The most unexpected trend in the mortgage rate world of late has been the squeezing of variable-rate discounts.
The Spy warned of diminishing variable-rate discounts last month. Since that time, they’ve shrunk 20 basis points on the most competitive uninsured variables, costing new borrowers over $2,300 more interest over five years on a typical $250,000 mortgage.
On the insured side, the discount is down 8 bps. That smaller impact is because there’s more competition for insured loans.
The jump in variable pricing caught most by surprise and the reason is simple. Unlike fixed rates that primarily follow bond yields, variable rates are different. Apart from the obvious—Bank of Canada overnight rate changes—variable pricing is impacted by other, more obscure factors, like moves in bankers’ acceptance yields and shifts in credit spreads.
Those other factors are harder to track (unless you’re a market professional with a Bloomberg terminal or equivalent). There just aren’t many indicators that can forewarn the average Joe about shrinking VRM discounts. That’s why the ones we’ve witnessed over the last two months have been a surprise to most.

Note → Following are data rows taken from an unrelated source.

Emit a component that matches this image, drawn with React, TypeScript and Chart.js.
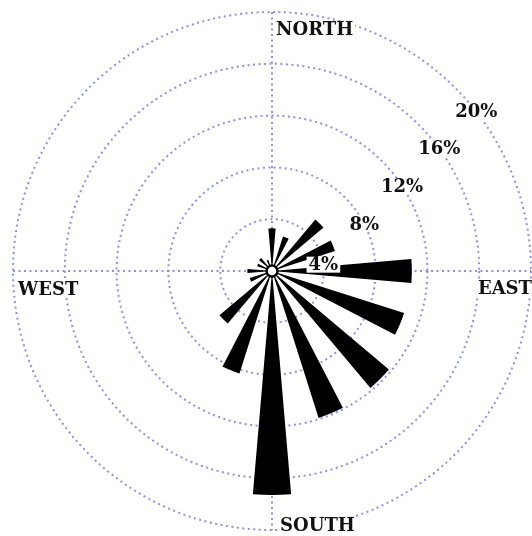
import React, { useEffect, useRef } from 'react';
import { Chart, registerables } from 'chart.js';

Chart.register(...registerables);

const directions = ['N', 'NNE', 'NE', 'ENE', 'E', 'ESE', 'SE', 'SSE', 'S', 'SSW', 'SW', 'WSW', 'W', 'WNW', 'NW', 'NNW'];
const frequencies = [3.3, 2.8, 5.2, 5.1, 10.8, 10.7, 11.8, 11.9, 17.3, 8.3, 5.3, 1.8, 1.9, 1.2, 1.3, 0.9];
const ringTicks = [4, 8, 12, 16, 20];
const ringLabels = ['4%', '8%', '12%', '16%', '20%'];
const compassLabels = ['NORTH', 'EAST', 'SOUTH', 'WEST'];

const WEDGE = 9.8;
const GAP = 360 / directions.length - WEDGE;
const GRID_COLOR = 'rgba(115, 115, 230, 0.8)';
const GRID_DASH = [2, 3.5];
const FONT = 'bold 18px "DejaVu Serif", serif';

const windRosePlugin = {
  id: 'windRose',
  beforeDatasetsDraw(chart: any) {
    const s = chart.scales.r;
    const ctx = chart.ctx;
    const R = s.getDistanceFromCenterForValue(ringTicks[ringTicks.length - 1]);
    ctx.save();
    ctx.strokeStyle = GRID_COLOR;
    ctx.lineWidth = 2;
    ctx.setLineDash(GRID_DASH);
    ctx.beginPath();
    ctx.moveTo(s.xCenter - R, s.yCenter);
    ctx.lineTo(s.xCenter + R, s.yCenter);
    ctx.moveTo(s.xCenter, s.yCenter - R);
    ctx.lineTo(s.xCenter, s.yCenter + R);
    ctx.stroke();
    ctx.restore();
  },
  afterDatasetsDraw(chart: any) {
    const s = chart.scales.r;
    const ctx = chart.ctx;
    const cx = s.xCenter;
    const cy = s.yCenter;
    const R = s.getDistanceFromCenterForValue(ringTicks[ringTicks.length - 1]);
    ctx.save();
    // centre hub
    ctx.beginPath();
    ctx.arc(cx, cy, 5.5, 0, Math.PI * 2);
    ctx.fillStyle = '#fff';
    ctx.fill();
    ctx.lineWidth = 2.5;
    ctx.strokeStyle = '#000';
    ctx.stroke();

    ctx.font = FONT;
    ctx.textBaseline = 'middle';
    const drawLabel = (text: string, x: number, y: number, align: 'left' | 'center' | 'right') => {
      const w = ctx.measureText(text).width;
      let left = x;
      if (align === 'center') left = x - w / 2;
      if (align === 'right') left = x - w;
      ctx.fillStyle = '#fff';
      ctx.fillRect(left - 2, y - 8, w + 4, 16);
      ctx.fillStyle = '#111';
      ctx.textAlign = 'left';
      ctx.fillText(text, left, y + 1);
    };

    // ring percentage labels along an offset diagonal
    const k = 0.174 * R;
    ringTicks.forEach((v, i) => {
      const r = s.getDistanceFromCenterForValue(v);
      const up = (-k + Math.sqrt(2 * r * r - k * k)) / 2;
      const dx = up + k;
      drawLabel(ringLabels[i], cx + dx, cy - up, 'center');
    });

    // compass labels
    drawLabel(compassLabels[0], cx + 4, cy - R + 17, 'left');
    drawLabel(compassLabels[1], cx + R + 1, cy + 17, 'right');
    drawLabel(compassLabels[2], cx + 8, cy + R - 5, 'left');
    drawLabel(compassLabels[3], cx - R + 5, cy + 18, 'left');
    ctx.restore();
  },
};

export default function App() {
  const ref = useRef<HTMLCanvasElement | null>(null);
  useEffect(() => {
    if (!ref.current) return;
    const labels: string[] = [];
    const data: number[] = [];
    directions.forEach((d, i) => {
      labels.push(d);
      data.push(frequencies[i]);
      labels.push('');
      data.push(0);
    });
    const chart = new Chart(ref.current, {
      type: 'polarArea',
      data: {
        labels,
        datasets: [
          {
            data,
            backgroundColor: '#000',
            borderWidth: 0,
            angle: (c: any) => (c.dataIndex % 2 === 0 ? WEDGE : GAP),
          } as any,
        ],
      },
      options: {
        responsive: false,
        animation: false,
        layout: { padding: { left: 13, top: 12, right: 1, bottom: 6 } },
        plugins: { legend: { display: false }, tooltip: { enabled: false } },
        scales: {
          r: {
            min: 0,
            max: 20,
            startAngle: -WEDGE / 2,
            ticks: { display: false, stepSize: 4 },
            grid: { circular: true, color: GRID_COLOR, lineWidth: 2 },
            border: { dash: GRID_DASH } as any,
            angleLines: { display: false },
            pointLabels: { display: false },
          },
        },
      } as any,
      plugins: [windRosePlugin],
    });
    return () => chart.destroy();
  }, []);
  return (
    <div style={{ position: 'absolute', left: 0, top: 0, width: 532, height: 536, background: '#fff' }}>
      <canvas ref={ref} width={532} height={536} style={{ display: 'block' }} />
    </div>
  );
}
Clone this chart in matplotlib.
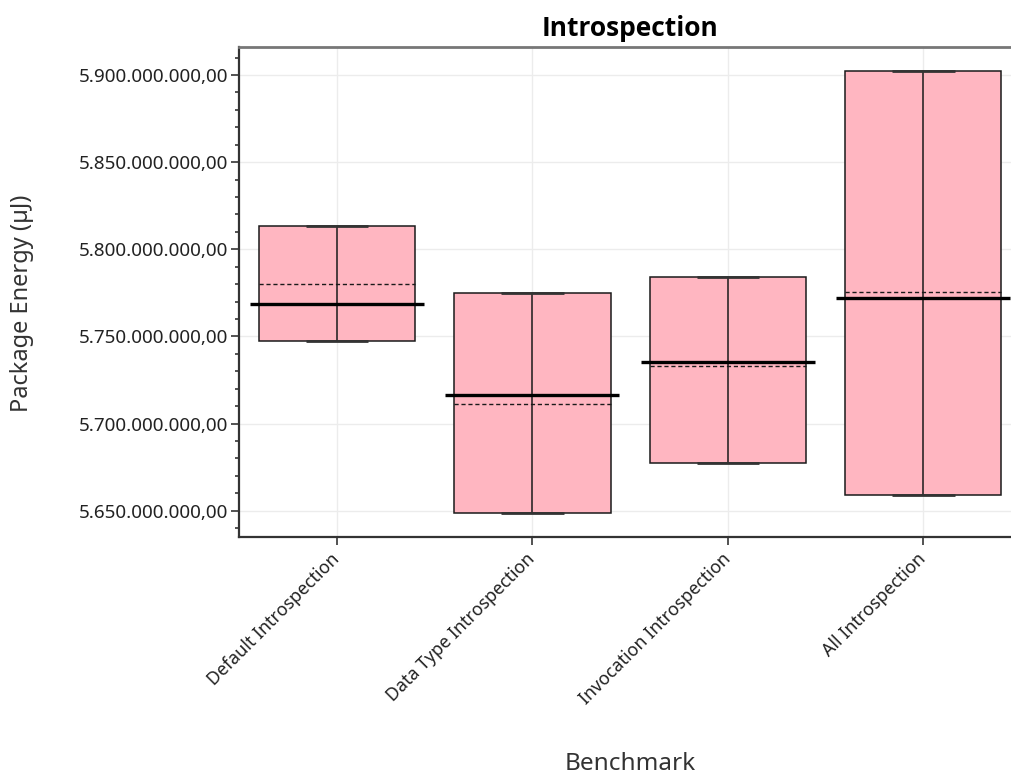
import matplotlib
matplotlib.use("Agg")
import matplotlib.pyplot as plt
from matplotlib.ticker import FuncFormatter, MultipleLocator

# Package energy per benchmark (µJ)
benchmarks = ["Default Introspection", "Data Type Introspection",
              "Invocation Introspection", "All Introspection"]
q1 = [5.7475e9, 5.6487e9, 5.6776e9, 5.6592e9]
q3 = [5.8134e9, 5.7747e9, 5.7839e9, 5.9023e9]
medians = [5.7688e9, 5.7165e9, 5.7351e9, 5.7720e9]
means = [5.7799e9, 5.7113e9, 5.7328e9, 5.7753e9]

plt.rcParams['font.family'] = ['Noto Sans', 'DejaVu Sans']

def german_fmt(v, pos):
	s = f"{v:,.2f}"
	return s.replace(',', '#').replace('.', ',').replace('#', '.')

fig = plt.figure(figsize=(10.11, 7.77), dpi=100)
ax = fig.add_axes([0.2367, 0.3093, 0.7732, 0.6306])

x = list(range(len(benchmarks)))
box_w = 0.8
med_w = 0.89
cap_w = 0.32

heights = [hi - lo for lo, hi in zip(q1, q3)]
ax.bar(x, heights, bottom=q1, width=box_w, color='#ffb6c1',
       edgecolor='#1a1a1a', linewidth=1.1, zorder=2)
ax.vlines(x, q1, q3, color='#1a1a1a', linewidth=1.1, zorder=3)
for xi, lo, hi, md, mn in zip(x, q1, q3, medians, means):
	ax.hlines([lo, hi], xi - cap_w / 2, xi + cap_w / 2, color='#333333',
	          linewidth=2.0, zorder=3)
	ax.hlines(mn, xi - box_w / 2, xi + box_w / 2, color='#1a1a1a',
	          linewidth=1.0, linestyles=(0, (3, 2)), zorder=3)
	ax.hlines(md, xi - med_w / 2, xi + med_w / 2, color='black',
	          linewidth=2.4, zorder=4)

#---- axes ----
ax.set_xlim(-0.5, 3.5)
ax.set_ylim(5.6351e9, 5.9162e9)
ax.set_xticks(x)
ax.set_xticklabels(benchmarks, rotation=45, ha='right', va='center',
                   rotation_mode='anchor', fontsize=12.8, color='#222222')
ax.yaxis.set_major_locator(MultipleLocator(5e7))
ax.yaxis.set_minor_locator(MultipleLocator(1e7))
ax.yaxis.set_major_formatter(FuncFormatter(german_fmt))
ax.tick_params(axis='y', which='major', length=6, width=1.3, labelsize=13.6,
               labelcolor='#222222', color='#444444', pad=2)
ax.tick_params(axis='y', which='minor', length=3, width=1.3, color='#444444')
ax.tick_params(axis='x', length=6, width=1.3, color='#444444', pad=8)
ax.grid(True, color='#ececec', linewidth=1.0, zorder=0)
ax.set_axisbelow(True)

for side in ['left', 'bottom']:
	ax.spines[side].set_color('#333333')
	ax.spines[side].set_linewidth(1.6)
ax.spines['top'].set_color('#777777')
ax.spines['top'].set_linewidth(2.0)
ax.spines['right'].set_visible(False)

ax.set_title("Introspection", fontsize=19, fontweight='bold', pad=8,
             family=['Open Sans', 'Lato', 'DejaVu Sans'])
ax.set_ylabel("Package Energy (µJ)", fontsize=17, color='#333333')
ax.set_xlabel("Benchmark", fontsize=17.5, color='#333333')
ax.yaxis.set_label_coords(-0.263, 0.477)
ax.xaxis.set_label_coords(0.5, -0.44)

fig.savefig("out.png", dpi=100)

One indicator that’s reasonably predictive is the spread between big bank borrowing costs and the government of Canada’s borrowing costs. You can see an example of that spread in the chart below. It shows the Big 5 Banks’ average five-year funding costs in the bond market versus Ottawa’s 5-year funding costs.
Big banks are the #1 funders of variable-rate mortgages in this country. When it starts costing them materially more to raise capital relative to the government, the banks pass that along to mortgage borrowers.
In fact, this chart below shows (to the extent we have data on it) how these two elements tend to track each other.
Most likely, variable-rate discounts won’t get terribly worse in the near-term. It would probably take more stress in the economy and financial markets for that to happen.
But if things start to unravel again in Canadian and global markets, there’s a good chance we’ll see a resumption in the deterioration of discounts.
For now, the best 5-year variable rates are holding steady at approximately:
- 2.65% — For insured rates (e.g., less than 20% down payment)
- 2.88%* or less — For insurable rates (e.g., 20% down payment)
- 3.09% — For uninsured rates (e.g., refinances with a 20%+ down payment)
* Effective rate including cash back.